It is still possible for the IMO to translate climate aspiration into action
Europe’s FuelEU agreement has added some much-needed positive momentum to IMO talks
Shipping’s climate negotiations are a high stakes game of poker, where governments will be looking to make deals in exchange for compromises. It makes little strategic sense to show your hand this early in the game, but real progress can be achieved in the next three months
THE climate debate is streamed live in Arabic, Chinese, English, French, Russian and Spanish at the International Maritime Organization.
Sadly, there is no translation channel available to interpret real meaning of the thinly veiled political horse trading that underlies that jargon-laden United Nations lingua franca of member state negotiators.
If such a translation were available, the casual listener would assume they were tuning in to a live poker game rather than detailed assessment of climate politics.
With less than three months to go before adoption, negotiators should arguably have been focused on the forensic final details, rather than tying themselves in knots over whether 2050 targets to eliminate greenhouse gases could better be described as a more non-committal “mid-century” fudge.
A handy translation would allow listeners to identify the appeasement of China’s 2060 goals and identify the coded request for a quid pro quo in the climate finance negotiations that will now follow.
It is hard to overstate how important, or difficult, these negotiations are, both in terms of society’s efforts to avoid dangerous climate change, but also for the shipping sector as a whole.
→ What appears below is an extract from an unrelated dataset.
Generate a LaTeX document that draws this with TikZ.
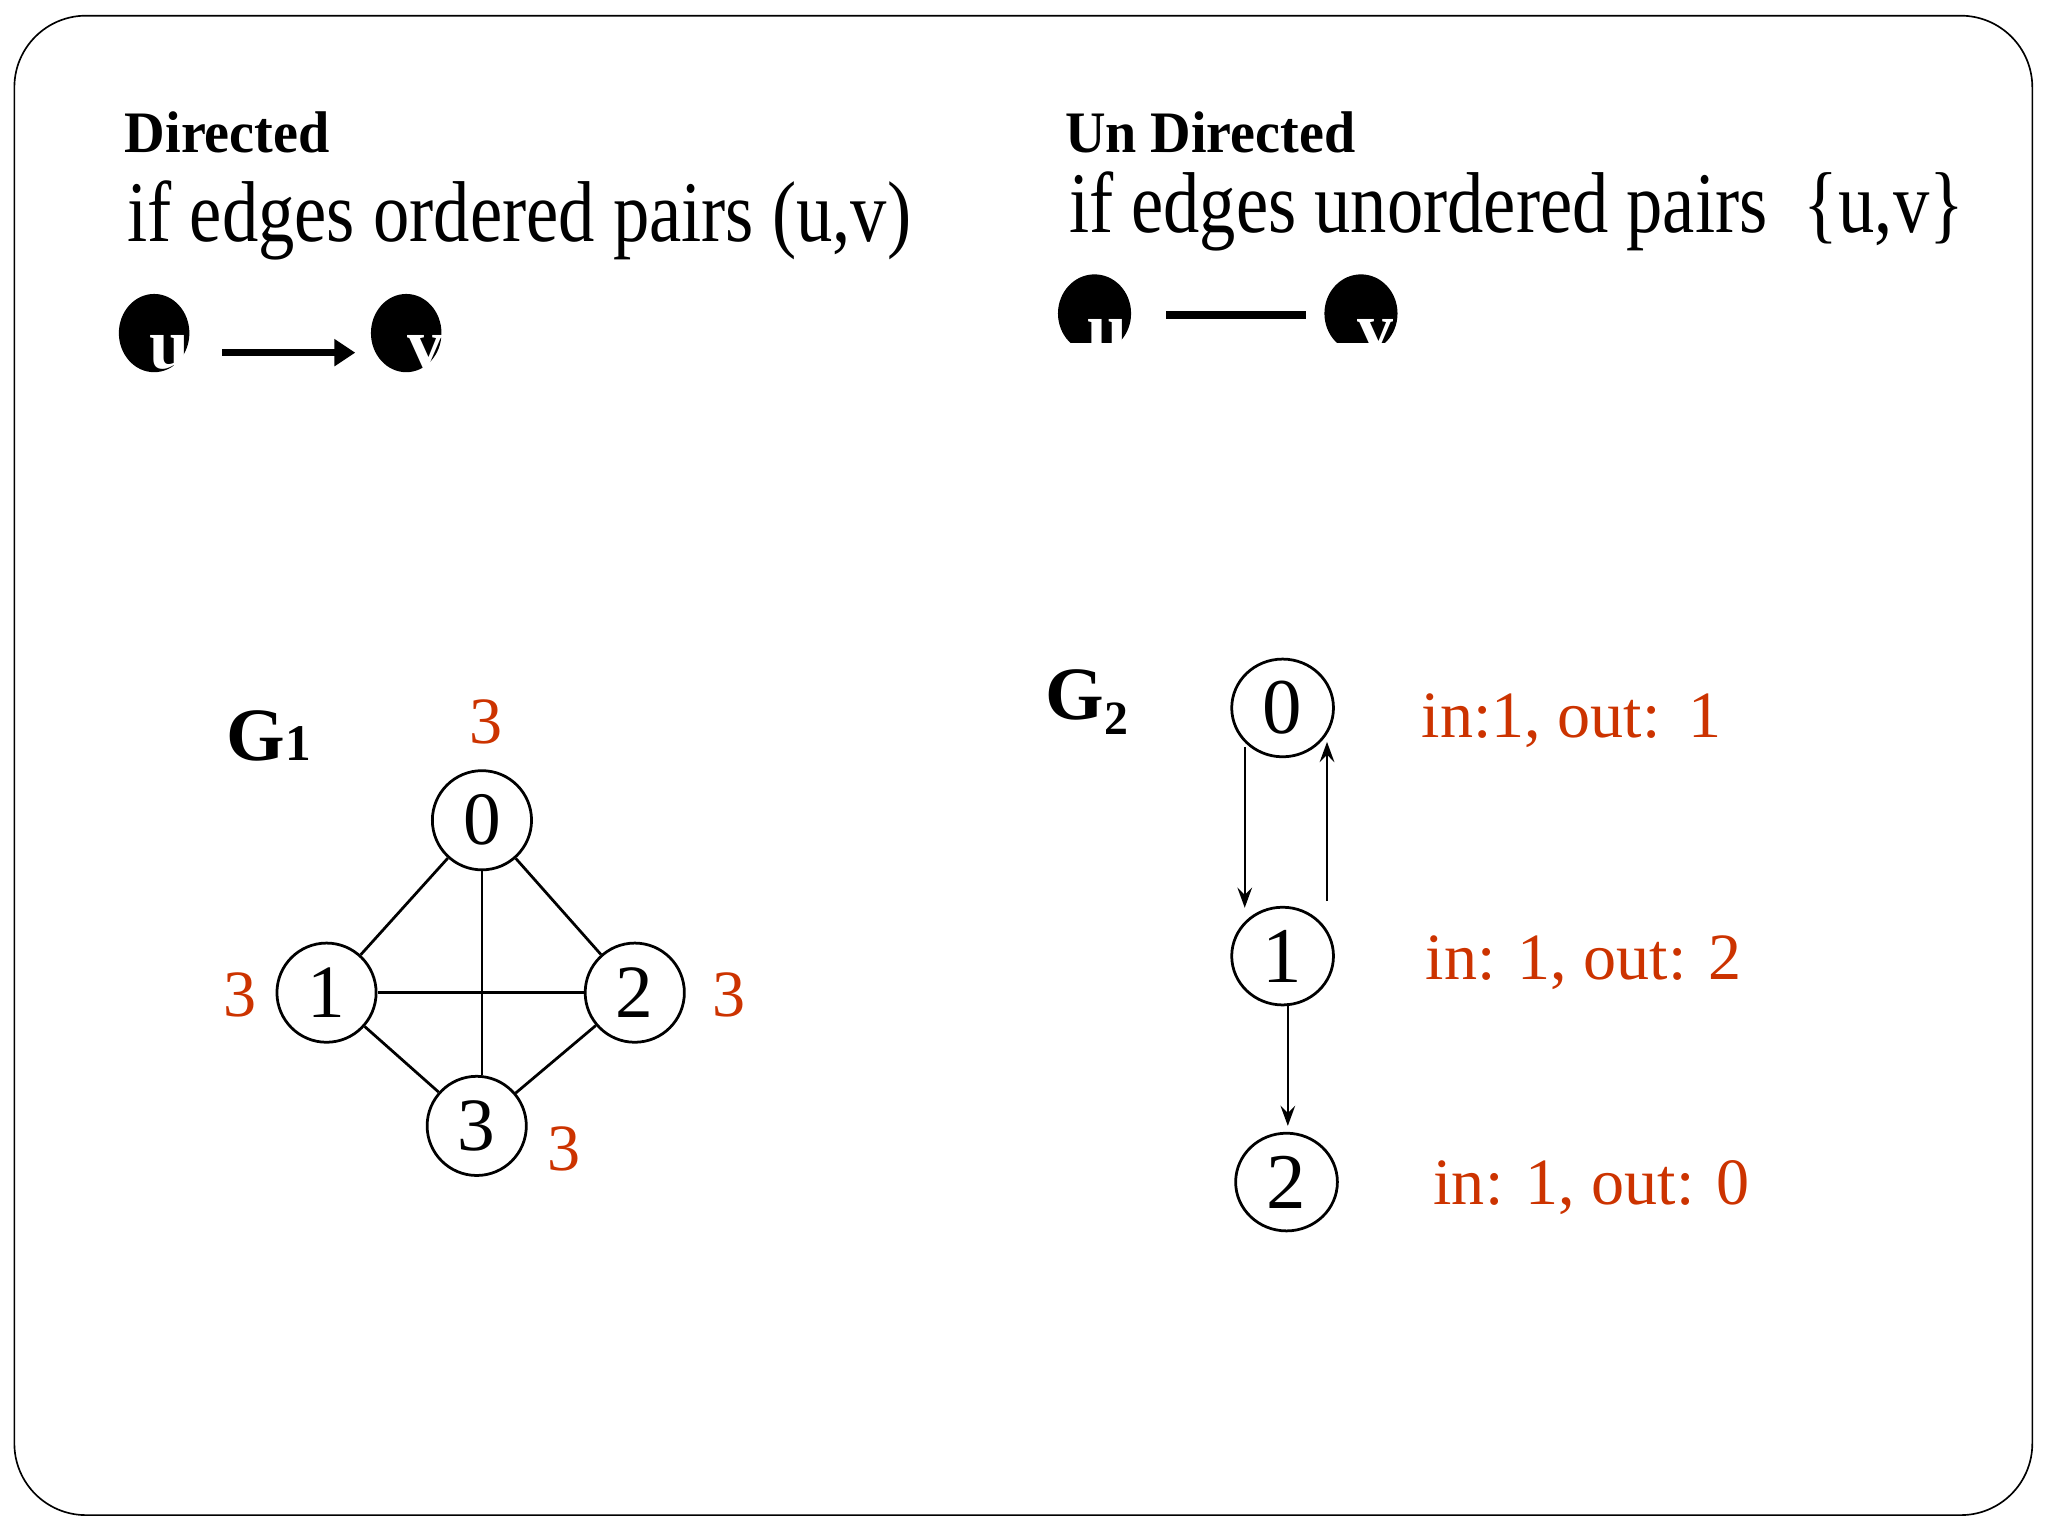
\documentclass[tikz,border=0pt]{standalone}
\usepackage{fontspec}
\setmainfont{Liberation Serif}
\usepackage{graphicx}
\usetikzlibrary{arrows.meta,shapes.geometric,calc}
\definecolor{degred}{RGB}{204,51,0}
\tikzset{
  g1node/.style={circle, draw, line width=0.75pt, minimum size=27pt, inner sep=0pt, font=\fontsize{20.5}{21}\selectfont},
  g2node/.style={ellipse, draw, line width=0.75pt, minimum width=27.7pt, minimum height=26.6pt, inner sep=0pt, font=\fontsize{21.5}{22}\selectfont},
  g1edge/.style={line width=0.75pt},
  g2arrow/.style={line width=0.6pt, -{Stealth[length=5.5pt,width=4pt,inset=2pt]}},
  degree/.style={text=degred, inner sep=0pt, font=\fontsize{18}{18}\selectfont},
  inout/.style={text=degred, inner sep=0pt, anchor=base west, font=\fontsize{18}{18}\selectfont},
  heading/.style={inner sep=0pt, anchor=base west, font=\fontsize{16}{16}\selectfont\bfseries},
  bigtext/.style={inner sep=0pt, anchor=base west, font=\fontsize{23.5}{24}\selectfont},
  blackdot/.style={ellipse, fill=black, inner sep=0pt, minimum width=19.2pt, minimum height=21.3pt},
  dotletter/.style={text=white, inner sep=0pt, anchor=base, font=\fontsize{19.6}{20}\selectfont\bfseries},
  glabel/.style={inner sep=0pt, anchor=base west, font=\fontsize{20.5}{21}\selectfont\bfseries},
}
\begin{document}
\begin{tikzpicture}[x=0.0125cm, y=-0.0125cm]
\useasboundingbox (0,0) rectangle (1568,1176);
\draw[line width=0.45pt, rounded corners=19.5pt] (11,12) rectangle (1556,1160);

% headings
\node[heading] (hdir) at (95,117) {\resizebox{55.8pt}{\height}{Directed}};
\node[bigtext] (hord) at (97,185) {\resizebox{213.4pt}{\height}{if edges ordered pairs (u,v)}};
\node[heading] (hun) at (815,117) {\resizebox{79pt}{\height}{Un Directed}};
\node[bigtext] (hunord) at (818,178) {\resizebox{243.6pt}{\height}{if edges unordered pairs\ \ \{u,v\}}};

% directed example
\node[blackdot] (du) at (118,255) {};
\node[blackdot] (dv) at (311,255) {};
\node[dotletter] (lu) at (130,282) {u};
\node[dotletter] (lv) at (326,282) {v};
\draw[line width=1.78pt, -{Triangle[length=5.7pt,width=7.1pt]}] ($(du.center)+(52,15)$) -- ($(dv.center)+(-39,15)$);

% undirected example
\begin{scope}
\clip (780,150) rectangle (1100,262);
\node[blackdot, minimum width=19.9pt] (uu) at (838,240) {};
\node[blackdot, minimum width=19.9pt] (uv) at (1042,240) {};
\node[dotletter] (luu) at (848,270) {u};
\node[dotletter] (luv) at (1053,270) {v};
\end{scope}
\draw[line width=2.13pt] ($(uu.center)+(55,1)$) -- ($(uv.center)+(-42,1)$);

% G1
\node[glabel] (g1lab) at (173,582) {G\fontsize{14}{14}\selectfont 1};
\node[g1node] (a0) at (369,628) {0};
\node[g1node] (a1) at (250,760) {1};
\node[g1node] (a2) at (486,760) {2};
\node[g1node] (a3) at (365,862) {3};
\draw[g1edge] (a0) -- (a1);
\draw[g1edge] (a0) -- (a2);
\draw[g1edge] (a0.south) -- (a0.south |- a3.north);
\draw[g1edge] (a1) -- (a2);
\draw[g1edge] (a1) -- (a3);
\draw[g1edge] (a2) -- (a3);
\node[degree] (d0) at (372,553) {3};
\node[degree] (d1) at (184,762) {3};
\node[degree] (d2) at (558,762) {3};
\node[degree] (d3) at (432,880) {3};

% G2
\node[glabel] (g2lab) at (800,551) {G\raisebox{-4pt}{\fontsize{13}{13}\selectfont 2}};
\node[g2node] (b0) at (982,542) {0};
\node[g2node] (b1) at (982,732) {1};
\node[g2node] (b2) at (985,905) {2};
\draw[g2arrow] ($(b0.center)+(-29,30)$) -- ($(b1.center)+(-29,-37)$);
\draw[g2arrow] ($(b1.center)+(34,-42)$) -- ($(b0.center)+(34,26)$);
\draw[g2arrow] ($(b1.center)+(4,36)$) -- ($(b2.center)+(1,-43)$);
\node[inout] (o0) at (1088,565) {in:1, out:\,\ 1};
\node[inout] (o1) at (1091,750) {in: 1, out: 2};
\node[inout] (o2) at (1097,922) {in: 1, out: 0};
\end{tikzpicture}
\end{document}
The details agreed in July will effectively set the regulatory landscape for decades to come and set the pace of investment in fuels and zero-carbon infrastructure.
A top-level reading of the numbers of governments now professing to support high ambition outcomes, would suggest there are positive signs of progress. But this is a simplistic way to estimate how these debates will conclude and the nature of the debate outside the formal IMO meetings leading up to MEPC 80 is therefore crucial.
But it remains the considered view of Lloyd’s List that progress is not just possible, it is entirely achievable.
As the IMO negotiators were mentally calculating the climate mitigation funds achievable this week, the European Union confirmed the world’s first law on green maritime fuels that sets ambitious targets for shipowners to cut greenhouse gas emissions.
Legislators agreed on a provisional deal under which the greenhouse gas intensity of fuels will be reduced by as much as 80% by 2050, with set waypoints for revisions that will inevitably tightens this ambition further.
Tangible, ambitious targets are precisely what is needed right now for the industry to move forward with investment and the European Union has sent the IMO a clear and direct message that regional regulators will not wait indefinitely for the global consensus to catch up.
The IMO has four critical and interrelated debates evolving in parallel, all due for MEPC 80. Partly because they are evolving in parallel and interrelated, it is not possible to clearly identify how any of these items might conclude.
But this is where translation is required.
The IMO’s semantic showdown over dates and ambition this week is best described as “politics” at this stage. Realistically everyone in that room knows full well where the red lines of all major states’ negotiating positions lie right now. What follows between now and MEPC 80 is a high stakes game of political poker where the pot up for grabs is the potentially lucrative area of climate finance found between those red lines.
And the good news is that an IMO translation would reveal progress.
Momentum has built towards an ambitious revision of the greenhouse gas reduction strategy this week. Rather than the debate being polarised between developed economies and a small group of small island developing states on one side, and a large group of developing countries on the other side, this is now a multi-layered debate with various different agendas appearing in interventions.
Many countries are clearly seeing the opportunity for renewable energy and hydrogen/hydrogen derived fuel and that is changing the nature of the debate towards finance.
It is to be expected in a multilateral political negotiation, that a “package deal” that achieves consensus across states with different preferences only emerges at the end of the debate process, that is to say at MEPC 80.
It makes little strategic sense to show your hand this early in the game, because if you have got things in your back pocket that you’re willing to give away, you don’t do it now, you do it at the last minute when you really need to and when you get something in exchange.
That is essentially what we are seeing inside the IMO right now, so expect some diplomatic showboating and serious poker faces between now and MEPC 80.